A ver, que seguramente lo hemos hecho usted y yo, y es humano e incluso recordamos cuándo y el recuerdo nos despierta una incomodidad autocrítica, un picorcillo desagradable y recurrente, pero si me pongo empática no escribo y en este espacio se trata de tener opinión.

Precisamente de eso, de tener opinión, trata, entre otras cuestiones, la novela Una lectora nada común, de Alan Bennett. La protagonista, Isabel II de Inglaterra, descubre por casualidad la lectura y su creciente afición pone su ordenado mundo vuelta al aire. Su trabajo, consistente en gran medida en no manifestar preferencias, página a página se va convirtiendo en el gran obstáculo para el deslumbrante y adictivo descubrimiento. El personaje resulta simpático porque sufre una impensable transformación, que es lo que se pide a los personajes de novela, que al final sean diferentes de como empezaron.

Pero a lo que iba, la cobertura de la muerte de Isabel II me trae a la cabeza la escena de una peli de Paco León, Carmina o revienta, donde la protagonista escucha sin parpadear cómo su vecina le cuenta que habitualmente recibe a la reina Sofía y eventualmente a alguna de sus hijas, lo sencilla que es, su costumbre de echar la siesta, vaya, lo que contaría de una hermana o una cuñada.
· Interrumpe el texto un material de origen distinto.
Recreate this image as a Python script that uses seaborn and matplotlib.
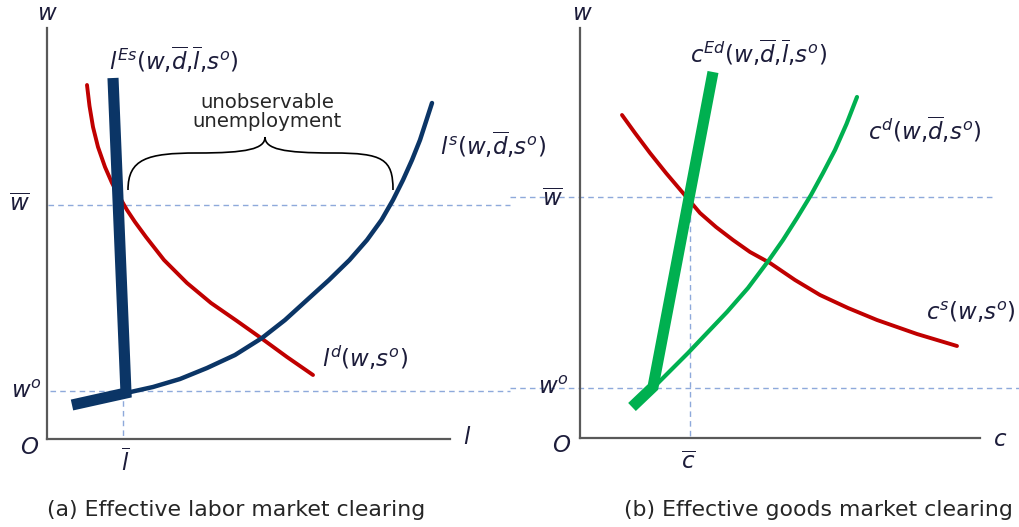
import matplotlib
matplotlib.use("Agg")
import matplotlib.pyplot as plt
import seaborn as sns
from matplotlib.path import Path
from matplotlib.patches import PathPatch

# ---------------- data ----------------
# Panel (a): labor market, origin at O
ld_x = [40, 42.5, 46, 51, 58, 65, 72.5, 80, 88, 99, 117, 140, 164, 190, 214, 240, 266]
ld_y = [354, 333, 312, 292, 272, 256, 242, 229, 217, 202, 179, 156, 136, 118, 101, 82, 64]

les_x = [66, 79, 25]
les_y = [361, 46, 34]

ls_x = [79, 106, 133, 160, 188, 215, 238, 260, 282, 302.5, 320, 334.5, 346, 356, 365, 373, 379.5, 385]
ls_y = [46, 52, 60, 71, 84, 101, 119, 139, 159, 179, 199, 219, 239, 259, 279, 299, 319, 336]

a_wbar, a_wo, a_lbar = 234, 48, 76

# Panel (b): goods market
ced_x = [133, 73, 52]
ced_y = [366, 51, 31]

cd_x = [73, 90, 108, 127, 147, 168, 189, 203, 217, 231, 243, 255, 266.5, 277]
cd_y = [50, 67, 85, 105, 126, 150, 178, 198, 220, 243, 265, 288, 314, 341]

cs_x = [42, 55, 70, 86, 103, 120, 136, 153, 170, 190, 215, 240, 268, 297, 337, 377]
cs_y = [323, 305, 285, 265, 245, 225, 211, 198, 186, 175, 158, 143, 130, 118, 104, 92]

b_wbar, b_wo, b_cbar = 241, 50, 110

# ---------------- style ----------------
sns.set_theme(style="white")
plt.rcParams["font.family"] = ["DejaVu Sans"]
plt.rcParams["mathtext.fontset"] = "dejavusans"

RED = "#C00000"
NAVY = "#0B3566"
GREEN = "#00B050"
DASH = "#8EA9DB"
TXT = "#1C1C3A"
AXC = "#595959"

fig = plt.figure(figsize=(10.2, 5.27), dpi=100)
axA = fig.add_axes([47 / 1020, 88 / 527, 403 / 1020, 411 / 527])
axB = fig.add_axes([580 / 1020, 89 / 527, 400 / 1020, 410 / 527])

for ax, xl, yl in [(axA, 403, 411), (axB, 400, 410)]:
    ax.set_xlim(0, xl)
    ax.set_ylim(0, yl)
    ax.set_xticks([])
    ax.set_yticks([])
    for s in ["top", "right"]:
        ax.spines[s].set_visible(False)
    for s in ["left", "bottom"]:
        ax.spines[s].set_color(AXC)
        ax.spines[s].set_linewidth(1.6)
    ax.patch.set_alpha(0)

dash_kw = dict(color=DASH, linewidth=1.0, dashes=(4, 3), clip_on=False, zorder=1)

# ---------------- panel (a) ----------------
axA.plot([1, 463], [a_wbar, a_wbar], **dash_kw)
axA.plot([3, 463], [a_wo, a_wo], **dash_kw)
axA.plot([a_lbar, a_lbar], [a_wo, 0], **dash_kw)

sns.lineplot(x=ld_x, y=ld_y, sort=False, estimator=None, color=RED,
             linewidth=2.8, ax=axA, zorder=3)
sns.lineplot(x=ls_x, y=ls_y, sort=False, estimator=None, color=NAVY,
             linewidth=3.2, ax=axA, zorder=3)
sns.lineplot(x=les_x, y=les_y, sort=False, estimator=None, color=NAVY,
             linewidth=8, ax=axA, zorder=4, solid_capstyle="butt",
             solid_joinstyle="miter")

# brace over the unemployment gap
verts = [(81, 249),
         (81, 280), (100, 286), (150, 286),
         (200, 286), (218, 290), (218, 302),
         (218, 290), (236, 286), (286, 286),
         (336, 286), (346, 280), (346, 249)]
codes = [Path.MOVETO] + [Path.CURVE4] * 12
axA.add_patch(PathPatch(Path(verts, codes), facecolor="none",
                        edgecolor="black", linewidth=1.2, zorder=3))

fs = 16.5
tkw = dict(color=TXT, fontsize=fs, ha="center", va="center", clip_on=False)
axA.text(0, 426, r"$w$", **tkw)
axA.text(-17, -8, r"$O$", **tkw)
axA.text(420, 1, r"$l$", **tkw)
axA.text(-28, 234, r"$\overline{w}$", **tkw)
axA.text(-21, 47, r"$w^{o}$", **tkw)
axA.text(78, -24, r"$\overline{l}$", **tkw)
axA.text(127, 379, r"$l^{Es}(w{,}\overline{d}{,}\overline{l}{,}s^{o})$", **tkw)
axA.text(446, 294, r"$l^{s}(w{,}\overline{d}{,}s^{o})$", **tkw)
axA.text(318, 81, r"$l^{d}(w{,}s^{o})$", **tkw)
axA.text(220, 327, "unobservable\nunemployment", color="#262626", fontsize=14.2,
         ha="center", va="center", linespacing=1.0)
axA.text(189, -71, "(a) Effective labor market clearing", color="#262626",
         fontsize=15.8, ha="center", va="center", clip_on=False)

# ---------------- panel (b) ----------------
axB.plot([-70, 413], [b_wbar, b_wbar], **dash_kw)
axB.plot([-70, 440], [b_wo, b_wo], **dash_kw)
axB.plot([b_cbar, b_cbar], [b_wbar, 0], **dash_kw)

sns.lineplot(x=cs_x, y=cs_y, sort=False, estimator=None, color=RED,
             linewidth=2.8, ax=axB, zorder=3)
sns.lineplot(x=cd_x, y=cd_y, sort=False, estimator=None, color=GREEN,
             linewidth=3.0, ax=axB, zorder=3)
sns.lineplot(x=ced_x, y=ced_y, sort=False, estimator=None, color=GREEN,
             linewidth=8, ax=axB, zorder=4, solid_capstyle="butt",
             solid_joinstyle="miter")

axB.text(2, 425, r"$w$", **tkw)
axB.text(-18, -7, r"$O$", **tkw)
axB.text(420, -1, r"$c$", **tkw)
axB.text(-28, 238, r"$\overline{w}$", **tkw)
axB.text(-27, 50, r"$w^{o}$", **tkw)
axB.text(108, -25, r"$\overline{c}$", **tkw)
axB.text(179, 385, r"$c^{Ed}(w{,}\overline{d}{,}\overline{l}{,}s^{o})$", **tkw)
axB.text(345, 308, r"$c^{d}(w{,}\overline{d}{,}s^{o})$", **tkw)
axB.text(391, 126, r"$c^{s}(w{,}s^{o})$", **tkw)
axB.text(238, -72, "(b) Effective goods market clearing", color="#262626",
         fontsize=15.8, ha="center", va="center", clip_on=False)

fig.savefig("out.png", dpi=100, facecolor="white")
Pues eso, que si las personas somos sustantivos, es un decir, a veces presumimos de nuestra amistad, vecindad o coincidencia, imaginada o magnificada, con otras que funcionan como adjetivos y nos elevan sobre el resto y claro, hay que contar la bola o la minucia elevada a n, que es otra bola más grande. No deja de ser un comportamiento patético y un punto lerdo, que no solo no soporta el paso por el diván de un profesional, sino que ocasiona vergüenza ajena. En fin.